# is it possible??



## Fabuloso (Jun 14, 2009)

i need to recover a DTV account # but all i have is an access card number. any thoughts?
the receiver is still active and working but i would like to upgrade this receiver to a newer one that i have purchased on my own but i dont have the acc# to the receiver to do this...


----------



## SayWhat? (Jun 7, 2009)

Have you called Dish TV?


----------



## Fabuloso (Jun 14, 2009)

no i havent called directv yet i dont want to raise any red flags by not having the all the info.


----------



## Fabuloso (Jun 14, 2009)

its basicly a receiver swap that i want to do but to do that i need the account number but all i have is the current active receiver and is access card number


----------



## Shades228 (Mar 18, 2008)

I would prepare for this post to be locked as this is something that violates TOS of DirecTV and of DBSTalk.


----------



## Mertzen (Dec 8, 2006)

Picked up a receiver at an upgrade did you?


----------



## sigma1914 (Sep 5, 2006)

How do you not know your account number? 
Something seems fishy... http://www.dbstalk.com/showthread.php?t=159822


----------



## Fabuloso (Jun 14, 2009)

i dont see how this would break any rules. the receiver i have i just want to upgrade and i just dont have the account number for it. so if theres no way that anyone knows of to obtain its account number with only an active access card number then i will just have to live with it. (i used to have it years ago but lost it) im not asking for anything illegal or for anyone to violate any TOS. just lookin for info thats all


----------



## Fabuloso (Jun 14, 2009)

and the only reason why i asked twice was that i felt it needed it to be addressed in its own thread as i thought it might be complicated and it didnt get answered in the original. no worries


----------



## Shades228 (Mar 18, 2008)

Fabuloso said:


> i dont see how this would break any rules. the receiver i have i just want to upgrade and i just dont have the account number for it. so if theres no way that anyone knows of to obtain its account number with only an active access card number then i will just have to live with it. (i used to have it years ago but lost it) im not asking for anything illegal or for anyone to violate any TOS. just lookin for info thats all


Call DirecTV they can give you the account number if you should have it.


----------



## sigma1914 (Sep 5, 2006)

How do you not have *your* account number? It's on *your* bill. Or do you not have an account & you're using someone elses box? Also, you can't use your newly _acquired_ card on a new box.


----------



## SayWhat? (Jun 7, 2009)

sigma1914 said:


> How do you not have *your* account number? It's on *your* bill. Or do you not have an account & you're using someone elses box? Also, you can't use your newly _acquired_ card on a new box.
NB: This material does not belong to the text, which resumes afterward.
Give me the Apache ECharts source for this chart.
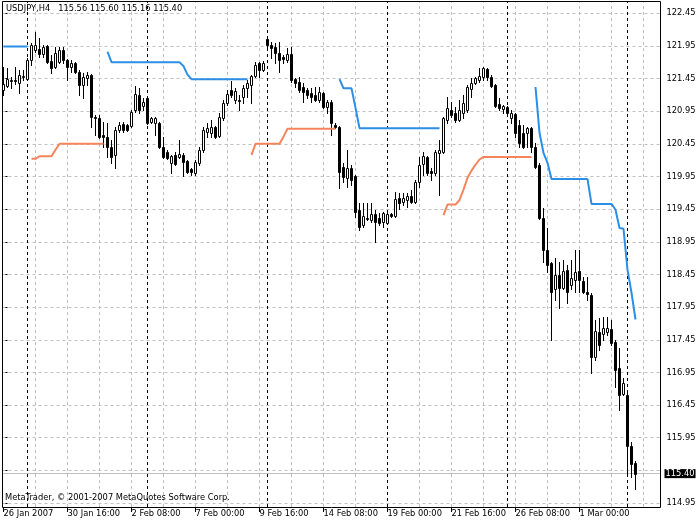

I have no idea what my account number is. I pay annually via CC auto-debit and never get a paper bill.

I could get it though by calling Customer Service.


----------



## sigma1914 (Sep 5, 2006)

SayWhat? said:


> I have no idea what my account number is. I pay annually via CC auto-debit and never get a paper bill.
> 
> I could get it though by calling Customer Service.


Or signing in on directv.com will get your number.


----------



## Fabuloso (Jun 14, 2009)

Thanks Guys


----------



## Ashtonian (Jan 31, 2007)

SayWhat? said:


> I have no idea what my account number is. I pay annually via CC auto-debit and never get a paper bill.
> 
> I could get it though by calling Customer Service.


 login online

the number is there


----------